I want to find the master transcription factors (the transcription factors that govern the highest number of genes) per cell type in my animal. I will have single cell ATAC-seq and single cell RNAseq data. I was thinking of using the RNAseq data to group cells into metacells, then finding the most highly accessible peaks in those metacells using Chromvar. Would I be using as input the consensus peak set per metacell and then use the consensus peak set from all cells from all metacells as background? I am still a little confused about how Chromvar works after reading the Nature Methods paper and the online vignette.
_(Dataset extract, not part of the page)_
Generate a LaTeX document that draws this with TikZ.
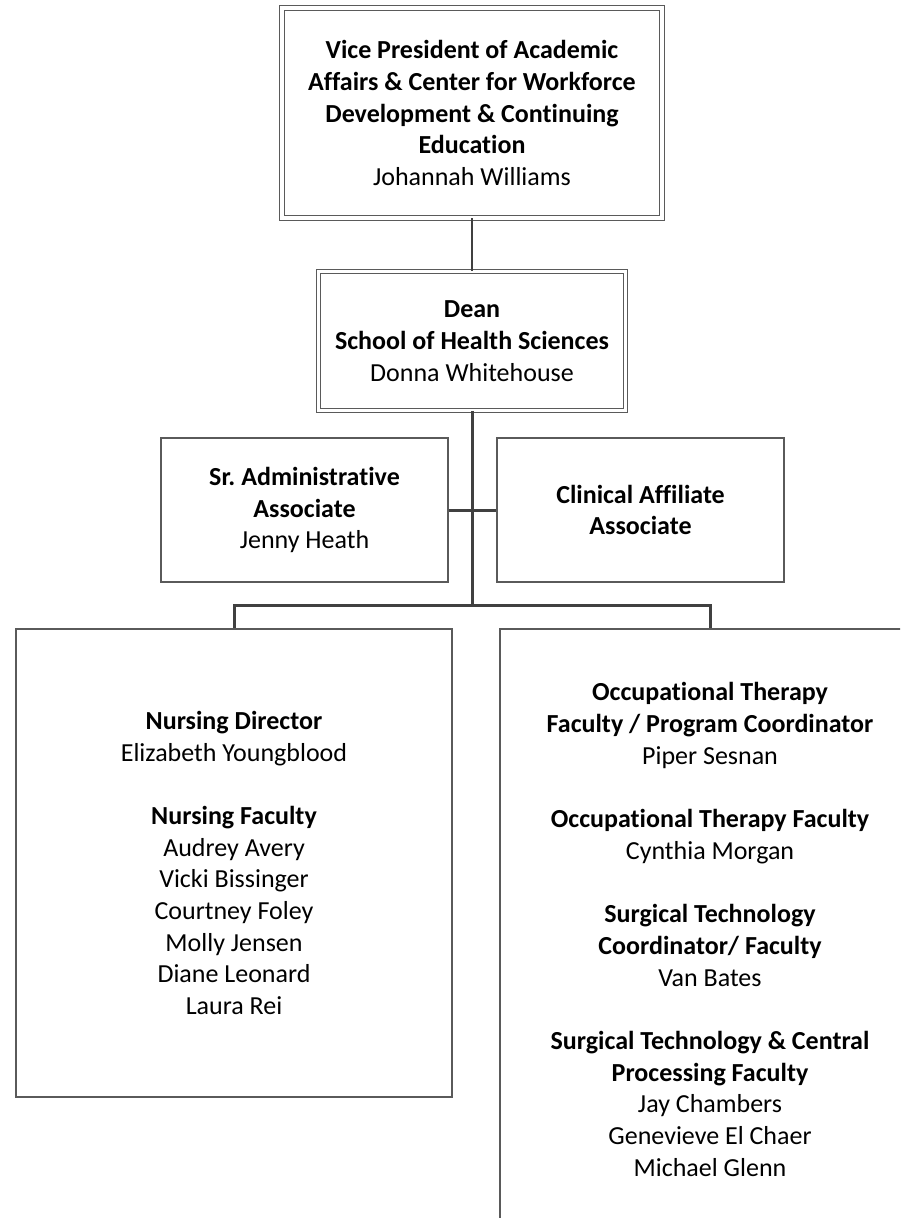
\documentclass[tikz,border=0pt]{standalone}
\usepackage{fontspec}
\setmainfont{Carlito}[Ligatures={NoCommon}]
\usepackage{tikz}
\usetikzlibrary{positioning}
\definecolor{chartline}{HTML}{404040}
\definecolor{chartedge}{HTML}{5A5A5A}
\newcommand{\chartfont}{\fontsize{13pt}{15.85pt}\selectfont}
\tikzset{
  box/.style={draw=chartedge, line width=0.8pt, fill=white, align=center,
              font=\chartfont, inner sep=0pt},
  dbox/.style={box, line width=0.5pt, double=white, double distance=1.6pt},
  link/.style={draw=chartline, line width=1.5pt},
}

\begin{document}
\begin{tikzpicture}[x=0.5pt, y=-0.5pt]
  \clip (0,0) rectangle (900,1218);
  \fill[white] (0,0) rectangle (900,1218);

  \node[dbox, minimum width=190pt, minimum height=105pt] (vp) at (472,113)
    {\textbf{Vice President of Academic}\\ \textbf{Affairs \& Center for Workforce}\\
     \textbf{Development \& Continuing}\\ \textbf{Education}\\ Johannah Williams};
  \node[dbox, minimum width=153.5pt, minimum height=69.5pt] (dean) at (472,341)
    {\textbf{Dean}\\ \textbf{School of Health Sciences}\\ Donna Whitehouse};
  \node[box, minimum width=143.5pt, minimum height=72pt] (admin) at (304.5,510)
    {\textbf{Sr.\ Administrative}\\ \textbf{Associate}\\ Jenny Heath};
  \node[box, minimum width=143.5pt, minimum height=72pt] (clinical) at (640.5,510)
    {\textbf{Clinical Affiliate}\\ \textbf{Associate}};
  \node[box, minimum width=218pt, minimum height=234pt] (nursing) at (234,863)
    {\textbf{Nursing Director}\\ Elizabeth Youngblood\\[15.85pt]
     \textbf{Nursing Faculty}\\ Audrey Avery\\ Vicki Bissinger\\ Courtney Foley\\
     Molly Jensen\\ Diane Leonard\\ Laura Rei};
  \node[box, minimum width=210pt, minimum height=300.5pt] (health) at (710,929.5)
    {\textbf{Occupational Therapy}\\ \textbf{Faculty / Program Coordinator}\\ Piper Sesnan\\[15.85pt]
     \textbf{Occupational Therapy Faculty}\\ Cynthia Morgan\\[15.85pt]
     \textbf{Surgical Technology}\\ \textbf{Coordinator/ Faculty}\\ Van Bates\\[15.85pt]
     \textbf{Surgical Technology \& Central}\\ \textbf{Processing Faculty}\\
     Jay Chambers\\ Genevieve El Chaer\\ Michael Glenn};

  \coordinate (bus) at (472,605);

  % connectors
  \draw[link, line width=1pt] (vp.south) -- (dean.north);
  \draw[link] (dean.south) -- (bus);
  \draw[link] (admin.east) -- (clinical.west);
  \draw[link] (nursing.north) |- (bus) -| (health.north);
\end{tikzpicture}
\end{document}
Do you have single cell mRNA expression and genome accessibility in the same cells?? If not, you'll need to think carefully about how you are clustering your cells and mapping clusters in one space to those in the other (i.e. how do you say that one RNA-seq cluster of cells is biologically equivalent to some other cluster of cells in ATAC-seq space?).
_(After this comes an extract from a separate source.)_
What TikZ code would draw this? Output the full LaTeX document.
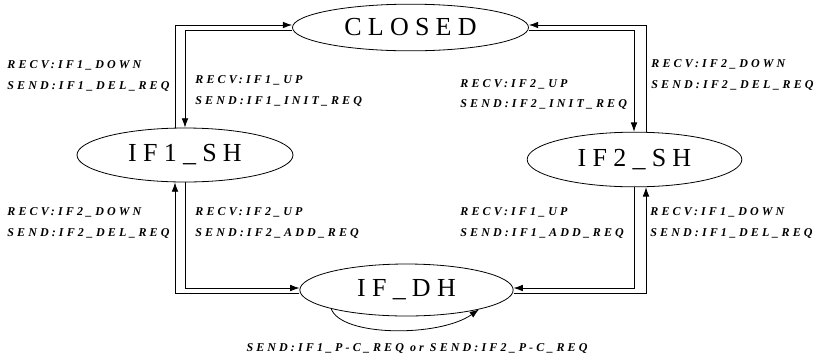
\documentclass[tikz,border=0pt]{standalone}
\usepackage{fontspec}
\setmainfont{Liberation Serif}
\newfontfamily\statefont[LetterSpace=24]{Liberation Serif}
\newfontfamily\msgfont[LetterSpace=26]{Liberation Serif}
\usetikzlibrary{shapes.geometric,arrows.meta}

\tikzstyle{state} = [draw,ellipse,inner sep=0pt,line width=0.6pt,font=\statefont\fontsize{19.5}{20}\selectfont]
\tikzstyle{msg} = [inner sep=0pt,align=left,anchor=west,font=\msgfont\bfseries\itshape\fontsize{9}{15.2}\selectfont]

\begin{document}
\begin{tikzpicture}[x=0.75pt,y=-0.75pt,>={Latex[length=7pt,width=5pt]},line width=0.6pt]
\useasboundingbox (0,0) rectangle (816,358);
\node[state,minimum width=177pt,minimum height=35pt] at (410.5,27.5) (closed) {CLOSED};
\node[state,minimum width=162pt,minimum height=40.5pt] at (185,155) (sh1) {IF1\_SH};
\node[state,minimum width=161pt,minimum height=41pt] at (634.5,159.5) (sh2) {IF2\_SH};
\node[state,minimum width=160pt,minimum height=39pt] at (406.5,290) (dh) {IF\_DH};
\coordinate (a1) at (175,25);
\coordinate (a2) at (185,30);
\coordinate (b1) at (646,25);
\coordinate (b2) at (634,30);
\coordinate (c1) at (175,293);
\coordinate (c2) at (185,288);
\coordinate (d1) at (646,293);
\coordinate (d2) at (634,288);
\draw [->] (a1 |- sh1.north) -- (a1) -- (closed.west |- a1);
\draw [->] (closed.west |- a2) -- (a2) -- (a2 |- sh1.north);
\draw [->] (closed.east |- b2) -- (b2) -- (b2 |- sh2.north);
\draw [->] (b1 |- sh2.north) -- (b1) -- (closed.east |- b1);
\draw [->] (c2 |- sh1.south) -- (c2) -- (dh.west |- c2);
\draw [->] (dh.west |- c1) -- (c1) -- (c1 |- sh1.south);
\draw [->] (d2 |- sh2.south) -- (d2) -- (dh.east |- d2);
\draw [->] (dh.east |- d1) -- (d1) -- (d1 |- sh2.south);
\draw [->] (dh.194) .. controls +(10,28) and +(-40,28) .. (dh.345);
\node[msg] at (7,76) (m1) {RECV:IF1\_DOWN\\SEND:IF1\_DEL\_REQ};
\node[msg] at (195,91) (m2) {RECV:IF1\_UP\\SEND:IF1\_INIT\_REQ};
\node[msg] at (460,94.5) (m3) {RECV:IF2\_UP\\SEND:IF2\_INIT\_REQ};
\node[msg] at (651,75) (m4) {RECV:IF2\_DOWN\\SEND:IF2\_DEL\_REQ};
\node[msg] at (7,223) (m5) {RECV:IF2\_DOWN\\SEND:IF2\_DEL\_REQ};
\node[msg] at (195,223) (m6) {RECV:IF2\_UP\\SEND:IF2\_ADD\_REQ};
\node[msg] at (460,223) (m7) {RECV:IF1\_UP\\SEND:IF1\_ADD\_REQ};
\node[msg] at (650,223) (m8) {RECV:IF1\_DOWN\\SEND:IF1\_DEL\_REQ};
\node[msg,anchor=center] at (417,348.5) (m9) {SEND:IF1\_P-C\_REQ or SEND:IF2\_P-C\_REQ};
\end{tikzpicture}
\end{document}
You may want to have a look at the SnapATAC package, which seems to out preform ChromVar in clustering single cells in ATAC-seq space (see this manuscript). Basically what I would suggest you do is first cluster your cells in ATAC-seq space, then call peaks and perform differential accessibility analysis among the clusters and finally perform your motif analysis on those differentially accessible features.
To connect these data to mRNA expression (single cell or otherwise) I would annotate your ATAC-seq peaks according to some sensible cis-regulatory element, mRNA expression joint network or HiC data in the relevant cell type.